|This article does not cite any references or sources. (September 2008)|
Tsukimi (月見?) or Otsukimi (お月見?), literally moon-viewing, also known as Jugoya (十五夜?), refers to Japanese festivals honoring the autumn moon, a version of the Mid-Autumn Festival. The celebration of the full moon typically takes place on the 15th day of the eighth month of the traditional Japanese solar calendar; the waxing moon is celebrated on the 13th day of the ninth month. These days normally fall in September and October of the modern solar calendar.
The tradition dates to the Heian era, and is now so popular in Japan that some people repeat the activities for several evenings following the appearance of the full moon during the eighth lunisolar month.
Tsukimi traditions include displaying decorations made from Japanese pampas grass (susuki) and eating rice dumplings called Tsukimi dango in order to celebrate the beauty of the moon.

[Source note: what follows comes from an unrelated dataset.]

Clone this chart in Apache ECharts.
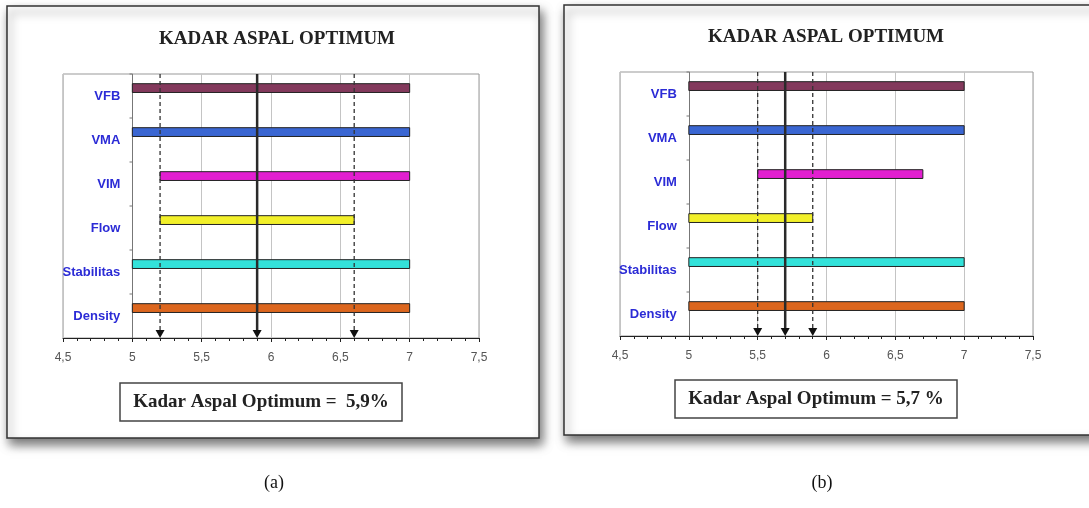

Seasonal produce are also displayed as offerings to the moon. Sweet potatoes are offered to the full moon, while beans or chestnuts are offered to the waxing moon the following month. The alternate names of the celebrations, Imomeigetsu (literally "potato harvest moon") and Mamemeigetsu ("bean harvest moon") or Kurimeigetsu ("chestnut harvest moon") are derived from these offerings.
Tsukimi refers to the Japanese tradition of holding parties to view the harvest moon. The custom is thought to have originated with Japanese aristocrats during the Heian period, who would gather to recite poetry under the full moon of the eighth month of the solar calendar, known as the "Mid-Autumn Moon." Since ancient times, Japanese people have described the eighth solar month (corresponding to September on the contemporary Gregorian calendar) as the best time for looking at the moon, since the relative positions of the earth, sun, and moon cause the moon to appear especially bright. On the evening of the full moon, it is traditional to gather in a place where the moon can be seen clearly, decorate the scene with Japanese pampas grass, and to serve white rice dumplings (known as Tsukimi dango), taro, edamame, chestnuts and other seasonal foods, plus sake as offerings to the moon in order to pray for an abundant harvest. These dishes are known collectively as Tsukimi dishes (月見料理 tsukimi ryōri?). Due to the ubiquity of sweet potato or taro among these dishes, the tradition is known as Imomeigetsu (芋名月?) or "Potato harvest moon" in some parts of Japan.
From 862 until 1683, the Japanese calendar was arranged so that the full moon fell on the 13th day of each month. In 1684, however, the calendar was altered so that the new moon fell on the first day of each month, moving the full moon two weeks later, to the 15th day of the month. While some people in Edo (present-day Tokyo) shifted their Tsukimi activities to the 15th day of the month, others continued to observe the festival on the 13th day. Furthermore, there were various regional observances in some parts of Japan on the 17th day of the month, as well as Buddhist observances on the 23rd or the 26th day, all of which were used as pretexts for often late-night parties during the autumn throughout the Edo period. This custom was brought to a swift end during the Meiji period.
Festivals dedicated to the moon have a long history in Japan. During the Heian period elements of the Chinese Mid-Autumn Festival were introduced to Japan. Members of the aristocratic class would hold moon-viewing events aboard boats in order to view the moon's reflection on the surface of the water. The writing of tanka poetry was also an element of such mid-autumn moon viewing festivities.
There are specific terms in Japanese to refer to occasions when the moon is not visible on the traditional mid-autumn evening, including Mugetsu (無月?, "no-moon") and Ugetsu (雨月?, "rain-moon"). Even when the moon is not visible, however, Tsukimi parties are held.
It is traditional to serve Tsukimi dango and seasonal produce offerings during Tsukimi, as described above. In addition, there are several other dishes associated with Tsukimi.
Boiled soba or udon noodles topped with nori and raw egg, then covered with broth are known as Tsukimi soba or Tsukimi udon. In Kitakyushu an egg served atop yaki udon is known as Tenmado, another name for Tsukimi in the local dialect. Similarly when a raw quail egg is used to top sushi, like battleship sushi gunkanzushi or a handroll temaki it is referred to as tsukimi style.
At some fast food restaurants in Japan a special Fall Menu is offered during September and October featuring fried egg sandwiches known as Tsukimi burgers.